● Task prompt
Set down each record below precisely, skipping the pictures.

[Stored entries]
--------------------

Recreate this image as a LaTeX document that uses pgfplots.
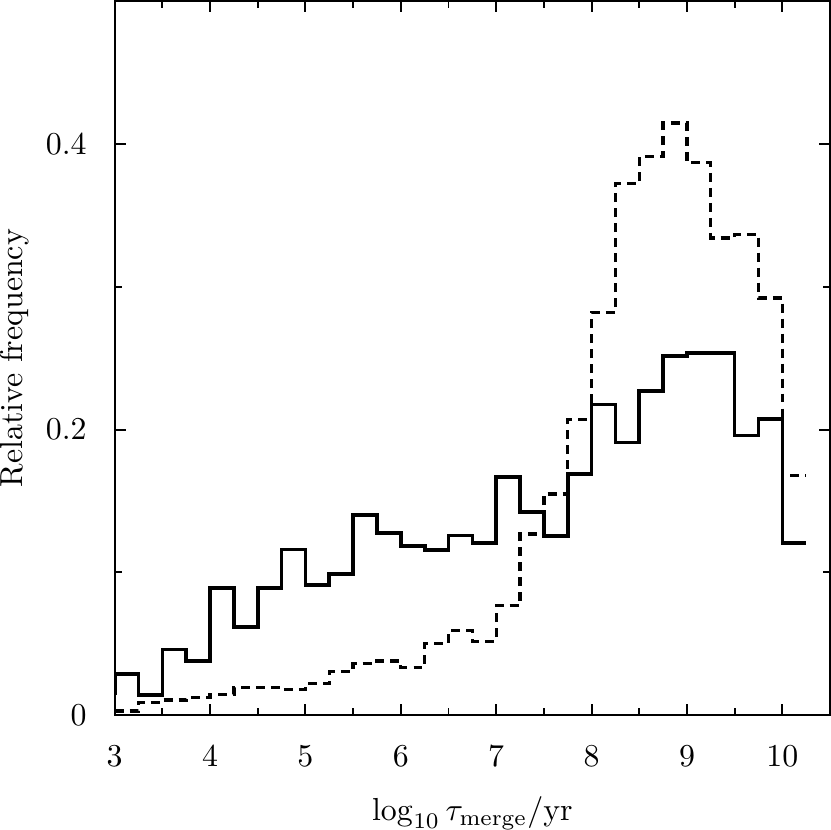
\documentclass[border=0pt]{standalone}
\usepackage{pgfplots}
\pgfplotsset{compat=1.18}

% histogram bins of width 0.25, left edges; last point closes the final bin
\pgfplotstableread{
x     y
3.00  0.0143
3.00  0.0287
3.25  0.0143
3.50  0.0460
3.75  0.0380
4.00  0.0890
4.25  0.0620
4.50  0.0890
4.75  0.1160
5.00  0.0913
5.25  0.0988
5.50  0.1400
5.75  0.1277
6.00  0.1183
6.25  0.1155
6.50  0.1258
6.75  0.1204
7.00  0.1669
7.25  0.1423
7.50  0.1254
7.75  0.1688
8.00  0.2176
8.25  0.1910
8.50  0.2270
8.75  0.2514
9.00  0.2537
9.25  0.2537
9.50  0.1958
9.75  0.2075
10.00 0.1207
10.25 0.1207
}\solidtab

\pgfplotstableread{
x     y
3.00  0.0031
3.25  0.0092
3.50  0.0108
3.75  0.0127
4.00  0.0146
4.25  0.0195
4.50  0.0195
4.75  0.0181
5.00  0.0221
5.25  0.0307
5.50  0.0364
5.75  0.0380
6.00  0.0333
6.25  0.0502
6.50  0.0594
6.75  0.0519
7.00  0.0768
7.25  0.1270
7.50  0.1550
7.75  0.2070
8.00  0.2820
8.25  0.3720
8.50  0.3910
8.75  0.4146
9.00  0.3870
9.25  0.3340
9.50  0.3366
9.75  0.2920
10.00 0.1680
10.25 0.1680
}\dashtab

\begin{document}
\begin{tikzpicture}
\begin{axis}[
    width=224.5pt, height=224.2pt,
    scale only axis,
    xmin=3, xmax=10.5,
    ymin=0, ymax=0.5,
    xtick={3,4,...,10},
    minor xtick={3.5,4.5,...,10.5},
    ytick={0,0.2,0.4},
    minor ytick={0.1,0.3},
    tick align=inside,
    major tick length=3.5pt,
    minor tick length=2.2pt,
    axis line style={line width=0.6pt},
    every tick/.style={black, line width=0.6pt},
    xlabel={$\log_{10}\tau_{\rm merge}/{\rm yr}$},
    ylabel={Relative frequency},
    xticklabel style={inner sep=0pt, yshift=-9.4pt},
    yticklabel style={inner sep=0pt, xshift=-8.6pt},
    xlabel style={inner sep=0pt, at={(axis description cs:0.5,-0.1128)}, anchor=north},
    ylabel style={inner sep=0pt, at={(axis description cs:-0.1189,0.5)}, anchor=south},
]
\addplot[const plot, black, line width=1.15pt] table[x=x, y=y] {\solidtab};
\addplot[const plot, black, line width=1.05pt, dash pattern=on 2.8pt off 1.9pt] table[x=x, y=y] {\dashtab};
\end{axis}
\end{tikzpicture}
\end{document}
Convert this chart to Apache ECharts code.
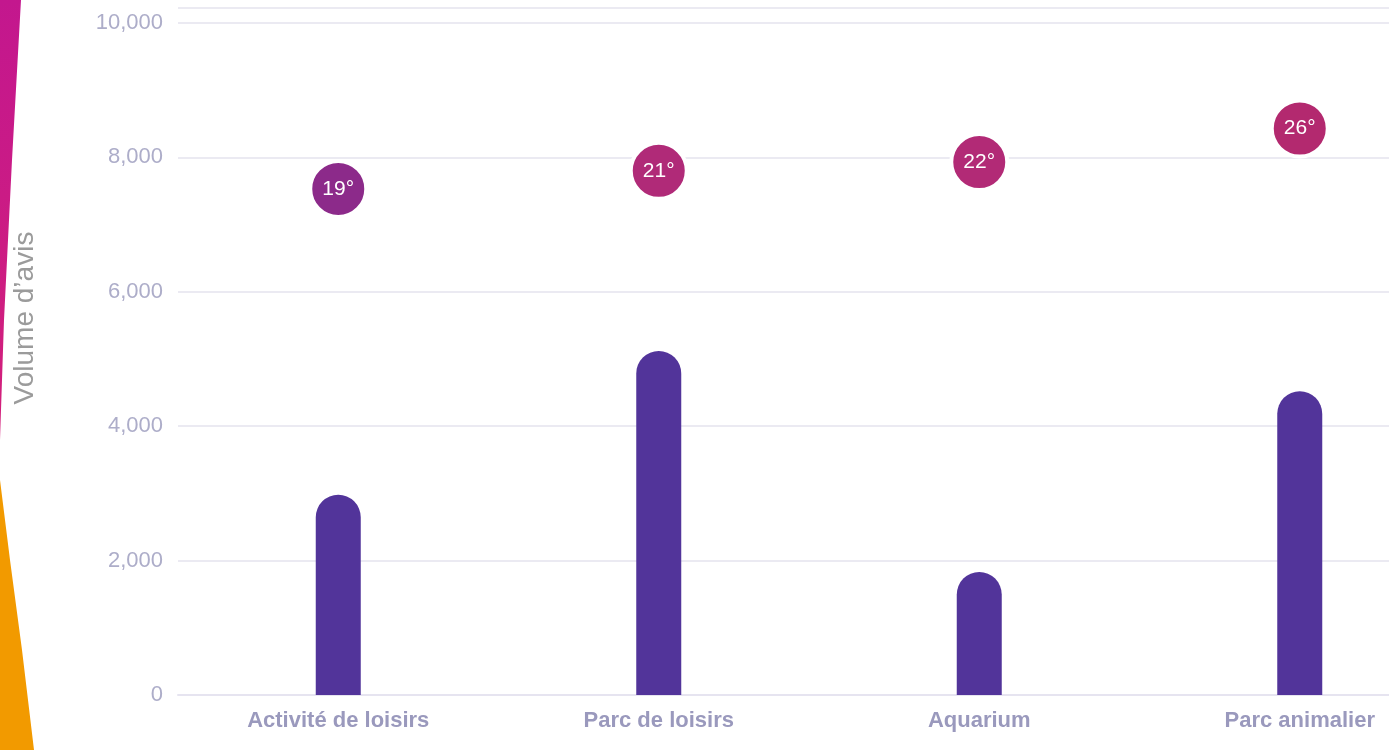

--------------------

● Written solution
Recreate this image as a LaTeX document that uses pgfplots.
\documentclass[border=0pt]{standalone}
\usepackage{pgfplots}
\pgfplotsset{compat=1.18}

% histogram bins of width 0.25, left edges; last point closes the final bin
\pgfplotstableread{
x     y
3.00  0.0143
3.00  0.0287
3.25  0.0143
3.50  0.0460
3.75  0.0380
4.00  0.0890
4.25  0.0620
4.50  0.0890
4.75  0.1160
5.00  0.0913
5.25  0.0988
5.50  0.1400
5.75  0.1277
6.00  0.1183
6.25  0.1155
6.50  0.1258
6.75  0.1204
7.00  0.1669
7.25  0.1423
7.50  0.1254
7.75  0.1688
8.00  0.2176
8.25  0.1910
8.50  0.2270
8.75  0.2514
9.00  0.2537
9.25  0.2537
9.50  0.1958
9.75  0.2075
10.00 0.1207
10.25 0.1207
}\solidtab

\pgfplotstableread{
x     y
3.00  0.0031
3.25  0.0092
3.50  0.0108
3.75  0.0127
4.00  0.0146
4.25  0.0195
4.50  0.0195
4.75  0.0181
5.00  0.0221
5.25  0.0307
5.50  0.0364
5.75  0.0380
6.00  0.0333
6.25  0.0502
6.50  0.0594
6.75  0.0519
7.00  0.0768
7.25  0.1270
7.50  0.1550
7.75  0.2070
8.00  0.2820
8.25  0.3720
8.50  0.3910
8.75  0.4146
9.00  0.3870
9.25  0.3340
9.50  0.3366
9.75  0.2920
10.00 0.1680
10.25 0.1680
}\dashtab

\begin{document}
\begin{tikzpicture}
\begin{axis}[
    width=224.5pt, height=224.2pt,
    scale only axis,
    xmin=3, xmax=10.5,
    ymin=0, ymax=0.5,
    xtick={3,4,...,10},
    minor xtick={3.5,4.5,...,10.5},
    ytick={0,0.2,0.4},
    minor ytick={0.1,0.3},
    tick align=inside,
    major tick length=3.5pt,
    minor tick length=2.2pt,
    axis line style={line width=0.6pt},
    every tick/.style={black, line width=0.6pt},
    xlabel={$\log_{10}\tau_{\rm merge}/{\rm yr}$},
    ylabel={Relative frequency},
    xticklabel style={inner sep=0pt, yshift=-9.4pt},
    yticklabel style={inner sep=0pt, xshift=-8.6pt},
    xlabel style={inner sep=0pt, at={(axis description cs:0.5,-0.1128)}, anchor=north},
    ylabel style={inner sep=0pt, at={(axis description cs:-0.1189,0.5)}, anchor=south},
]
\addplot[const plot, black, line width=1.15pt] table[x=x, y=y] {\solidtab};
\addplot[const plot, black, line width=1.05pt, dash pattern=on 2.8pt off 1.9pt] table[x=x, y=y] {\dashtab};
\end{axis}
\end{tikzpicture}
\end{document}
Convert this chart to Apache ECharts code.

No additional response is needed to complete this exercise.